Se essa proporção de vacinas distribuídas/aplicadas se mantiver ao longo do ano, a imunização dos grupos prioritários pode se estender até setembro de 2021 no Brasil.
Em linhas gerais, a ordem segue três momentos. 1. idosos e profissionais de saúde; 2. adultos com comorbidades; 3. profissionais de categorias profissionais essenciais. A cidade de São Paulo, levou o mês de março inteiro para vacinar apenas idosos de 70 a 79 anos.
O grupo mais numeroso entre os prioritários é o de adultos de 18 a 59 anos com comorbidades (ou doenças pré-existentes), entre elas diabetes, síndrome de Down, fibrose cística, hipertensão, cirrose hepática, cardiopatias e pessoas com obesidade mórbida (IMC acima de 40).
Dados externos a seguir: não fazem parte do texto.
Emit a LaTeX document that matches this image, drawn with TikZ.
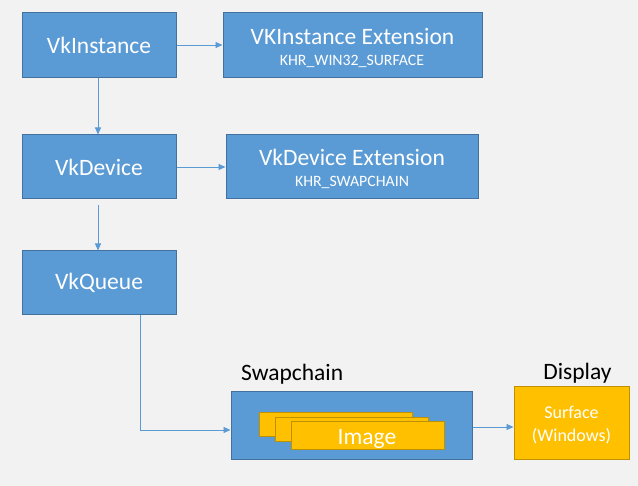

Essa fatia representa quase 18 milhões de pessoas e corre mais riscos de morrer de covid-19 ou desenvolver a forma grave da doença.
Adultos não prioritários: início de vacinação estimado para outubro de 2021
"O ritmo de vacinação no país é insuficiente para vacinar os grupos prioritários do Plano Nacional de Imunização (PNI) no 1º semestre de 2021, o que amplia o horizonte de vacinação para toda a população para meados de 2022. As consequências são inomináveis", afirmam banqueiros, empresários e economistas em carta aberta com críticas ao governo Bolsonaro e propostas para a pandemia (leia a íntegra dela aqui).
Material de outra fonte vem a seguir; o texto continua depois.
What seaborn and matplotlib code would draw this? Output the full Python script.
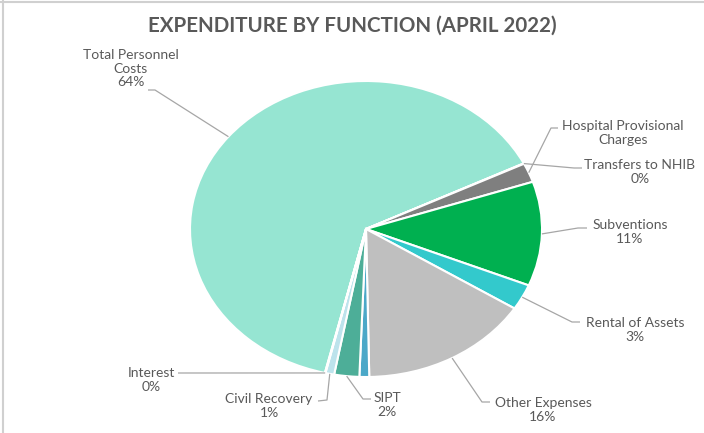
import numpy as np
import matplotlib
matplotlib.use("Agg")
import matplotlib.pyplot as plt
import seaborn as sns
from matplotlib.lines import Line2D

sns.set_theme(style="white")
plt.rcParams['font.family'] = ['Lato', 'DejaVu Sans']

# ---- data ----
categories = ["Total Personnel\nCosts", "Transfers to NHIB", "Hospital Provisional\nCharges",
              "Subventions", "Rental of Assets", "Other Expenses", "",
              "SIPT", "Civil Recovery", "Interest"]
values = [64.0, 0.05, 2.1, 11.4, 2.8, 15.7, 0.9, 2.3, 0.8, 0.05]
pct_labels = ["64%", "0%", "", "11%", "3%", "16%", "", "2%", "1%", "0%"]
colors = ["#96E5D2", "#A5A5A5", "#7F7F7F", "#00B050", "#33C9CC", "#BFBFBF",
          "#4BA8C8", "#4DAE98", "#BDE3EC", "#8FD0E0"]
title = "EXPENDITURE BY FUNCTION (APRIL 2022)"

# ---- layout (pixels in 704x433 canvas) ----
W, H = 704, 433
CX, CY, RX, RY = 366, 229, 176, 148
# text centre, elbow point, line end point near text
label_layout = {
    0: ((131, 69), (155, 90), (148, 90)),
    1: ((640, 172), (574, 168), (582, 168)),
    2: ((623, 133), (551, 128), (558, 128)),
    3: ((630, 232), (578, 228), (587, 228)),
    4: ((635, 330), (572, 322), (580, 322)),
    5: ((543, 410), (482, 402), (490, 402)),
    7: ((387, 405), (363, 399), (371, 399)),
    8: ((269, 406), (327, 400), (318, 401)),
    9: ((151, 380), (185, 373), (178, 373)),
}

def px2d(p):
    return ((p[0] - CX) / RX, (CY - p[1]) / RY)

fig = plt.figure(figsize=(W / 100, H / 100), dpi=100)
fig.patch.set_facecolor("white")
ax = fig.add_axes([(CX - RX) / W, (H - CY - RY) / H, 2 * RX / W, 2 * RY / H])

wedges, _ = ax.pie(values, colors=colors, startangle=-103.5, counterclock=False,
                   wedgeprops=dict(edgecolor="white", linewidth=1.5))
ax.set_aspect("auto")
ax.set_xlim(-1, 1)
ax.set_ylim(-1, 1)
ax.axis("off")

text_color = "#595959"
line_color = "#A6A6A6"
for i, w in enumerate(wedges):
    if i not in label_layout:
        continue
    mid = np.deg2rad((w.theta1 + w.theta2) / 2)
    ex, ey = np.cos(mid), np.sin(mid)
    (tc, elbow, end) = label_layout[i]
    bx, by = px2d(elbow)
    nx, ny = px2d(end)
    ax.plot([ex, bx, nx], [ey, by, ny], color=line_color, lw=0.9, clip_on=False,
            solid_capstyle="butt")
    tx, ty = px2d(tc)
    txt = categories[i] + ("\n" + pct_labels[i] if pct_labels[i] else "")
    ax.text(tx, ty, txt, ha="center", va="center", multialignment="center",
            fontsize=10, color=text_color, linespacing=1.15, clip_on=False)

fig.text(352 / W, 1 - 26 / H, title, ha="center", va="center", fontsize=14.8,
         fontweight="bold", color=text_color)

# chart frame edges
fig.add_artist(Line2D([0, 1], [1 - 1.5 / H, 1 - 1.5 / H], color="#D0D0D0", lw=1.5,
                      transform=fig.transFigure))
fig.add_artist(Line2D([3 / W, 3 / W], [0, 1], color="#D0D0D0", lw=1.5,
                      transform=fig.transFigure))

fig.savefig("out.png", dpi=100, facecolor="white")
Segundo dados do Instituto Brasileiro de Geografia e Estatística (IBGE), o número de habitantes com idades de 18 a 59 anos no país totaliza 125 milhões de pessoas. Cerca de 40 milhões delas estão no grupo prioritário.
Ainda não está claro como transcorreria a vacinação para esse grupo, mas ela deve seguir os mesmos moldes atuais (adotados inclusive em outros países, como o Reino Unido). As pessoas seriam divididas também em faixas etárias e imunizadas em ordem decrescente, com os jovens em torno de 18 anos por último.
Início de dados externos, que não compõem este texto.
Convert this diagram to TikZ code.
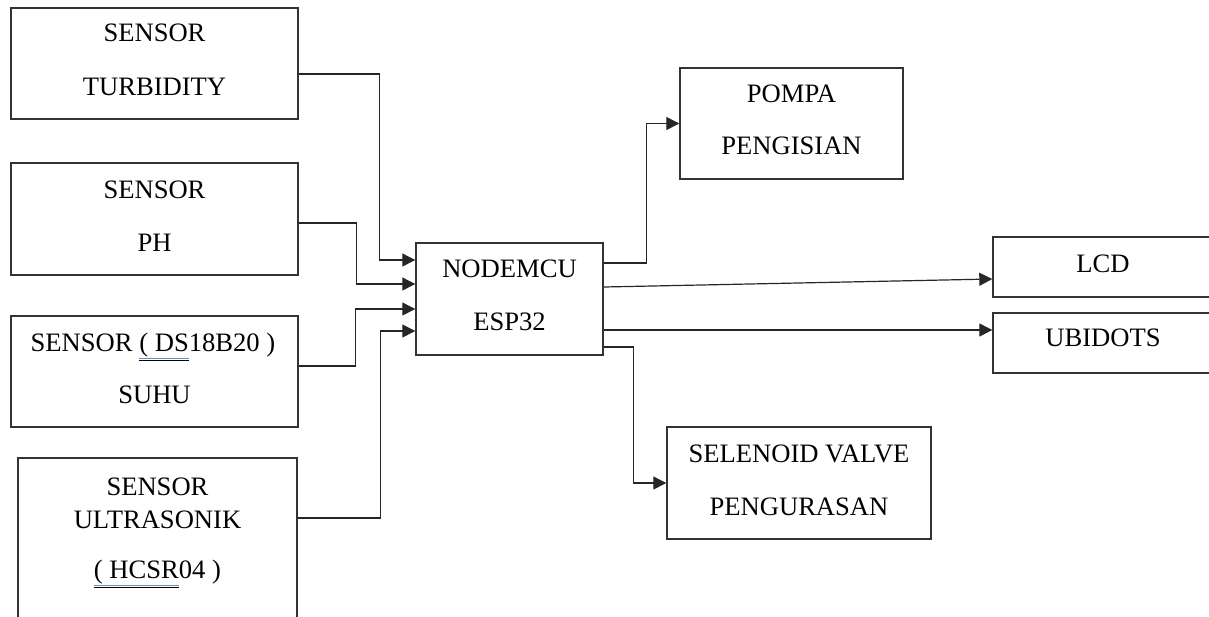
\documentclass[tikz,border=0pt]{standalone}
\usepackage{fontspec}
\setmainfont{Liberation Serif}
\usetikzlibrary{arrows.meta}
\definecolor{spell}{HTML}{5B8FD0}
\newcommand\spl[1]{\setbox0=\hbox{#1}\rlap{\textcolor{spell}{\rule[-3.4pt]{\wd0}{0.5pt}}}\rlap{\textcolor{spell}{\rule[-4.6pt]{\wd0}{0.5pt}}}\underline{\box0}}
\begin{document}
\begin{tikzpicture}[x=0.5pt,y=-0.5pt,
  blk/.style={draw=black!80,line width=0.7pt,inner sep=0pt,minimum width=#1},
  blk/.default=287pt,
  txt/.style={anchor=base,inner sep=0pt,font=\fontsize{13.3}{16}\selectfont},
  arr/.style={draw=black!85,line width=0.6pt,-{Triangle[length=6.5pt,width=6.5pt]}}]
\useasboundingbox (0,0) rectangle (1209,616);
\clip (0,0) rectangle (1209,616);
% boxes
\node[blk=143.5pt,minimum height=55.5pt] (b1) at (154.5,63.5) {};
\node[blk=143.5pt,minimum height=56pt] (b2) at (154.5,219) {};
\node[blk=143.5pt,minimum height=55.5pt] (b3) at (154.5,371.5) {};
\node[blk=139.5pt,minimum height=91pt] (b4) at (157.5,549) {};
\node[blk=93.5pt,minimum height=56pt] (mcu) at (509.5,299) {};
\node[blk=111.5pt,minimum height=55.5pt] (pompa) at (791.5,123.5) {};
\node[blk=110pt,minimum height=30pt] (lcd) at (1103,267) {};
\node[blk=110pt,minimum height=30pt] (ubi) at (1103,343) {};
\node[blk=132pt,minimum height=56pt] (sel) at (799,483) {};
% texts
\node[txt] (t1a) at (154.5,41.7) {SENSOR};
\node[txt] (t1b) at (154.5,95.7) {TURBIDITY};
\node[txt] (t2a) at (154.5,198.7) {SENSOR};
\node[txt] (t2b) at (154.5,251.7) {PH};
\node[txt] (t3a) at (153,351.7) {SENSOR \spl{( DS}18B20 )};
\node[txt] (t3b) at (154.5,403.7) {SUHU};
\node[txt] (t4a) at (157.5,495.7) {SENSOR};
\node[txt] (t4b) at (157.5,528.7) {ULTRASONIK};
\node[txt] (t4c) at (157.5,578.7) {\spl{( HCSR}04 )};
\node[txt] (tma) at (509.5,277.7) {NODEMCU};
\node[txt] (tmb) at (509.5,330.7) {ESP32};
\node[txt] (tpa) at (791.5,102.7) {POMPA};
\node[txt] (tpb) at (791.5,154.7) {PENGISIAN};
\node[txt] (tl) at (1103,272.7) {LCD};
\node[txt] (tu) at (1103,346.7) {UBIDOTS};
\node[txt] (tsa) at (799,462.7) {SELENOID VALVE};
\node[txt] (tsb) at (799,515.7) {PENGURASAN};
% inputs
\draw[arr] ([yshift=-5.25pt]b1.east) -- ++(81,0) |- ([yshift=19.5pt]mcu.west);
\draw[arr] ([yshift=-2pt]b2.east) -- ++(58,0) |- ([yshift=7.5pt]mcu.west);
\draw[arr] ([yshift=2.75pt]b3.east) -- ++(57,0) |- ([yshift=-5pt]mcu.west);
\draw[arr] ([yshift=15.5pt]b4.east) -- ++(83,0) |- ([yshift=-16pt]mcu.west);
% outputs
\draw[arr] ([yshift=18pt]mcu.east) -- ++(43,0) |- (pompa.west);
\draw[arr] ([yshift=6pt]mcu.east) -- ([yshift=-6pt]lcd.west);
\draw[arr] ([yshift=-15.5pt]mcu.east) -- ([yshift=6.5pt]ubi.west);
\draw[arr] ([yshift=-24pt]mcu.east) -- ++(30,0) |- (sel.west);
\end{tikzpicture}
\end{document}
Tampouco é possível estimar o ritmo de vacinação no segundo semestre, mas o governo federal afirma que os obstáculos enfrentados pelo país atualmente correspondem apenas ao início do processo de fabricação e distribuição, concentrado em dois fabricantes.
No segundo semestre de 2021, com mais opções e doses disponíveis, além da fabricação 100% nacional da AstraZeneca-Oxford pela Fiocruz, a tendência seria superar com folga a marca de 1 milhão de vacinados por dia.
Vale lembrar que na pandemia de H1N1, em 2009, o Brasil levou quase três meses para vacinar 80 milhões de pessoas.
"Nós temos 37 mil salas de vacinação no Brasil, que podem vacinar até 2,4 milhões de brasileiros todos os dias. Esse é o objetivo", afirmou o atual ministro da Saúde, Marcelo Queiroga, em audiência na Câmara dos Deputados em 31 de março de 2021.
Menores de idade: sem previsão de início da vacinação
Além dos quase 85 milhões de adultos não prioritários, devem ser vacinados também os menores de idade, que somam cerca de 48 milhões, segundo o IBGE.
Atualmente, eles não estão listados entre aqueles que receberão a vacina, dada a falta de estudos de segurança e eficácia dos imunizantes com essa faixa etária e a incidência menor de covid-19 grave entre essas pessoas dessa faixa etária.
Mas há estudos em andamento no país com vacinas para menores de idade, e os resultados têm sido promissores.
A farmacêutica chinesa Sinovac, parceira do Instituto Butantan na fabricação da vacina Coronavac, por exemplo, anunciou que os estudos de fase 1 e fase 2 envolvendo 500 jovens com idade de 3 a 17 anos sinalizaram que o imunizante é seguro e foi capaz de induzir o corpo humano a produzir anticorpos contra o coronavírus. Não houve registro de reações graves. Esses dados preliminares ainda não foram revisados por outros cientistas. A fase 3 dos estudos será responsável por confirmar (ou não) a segurança da vacina e a taxa de eficácia contra a doença.
Dado o ritmo de vacinação do país, é provável que os imunizantes sejam aprovados para essas faixas etárias até chegar a vez deles na fila da vacinação, a princípio no primeiro semestre de 2022.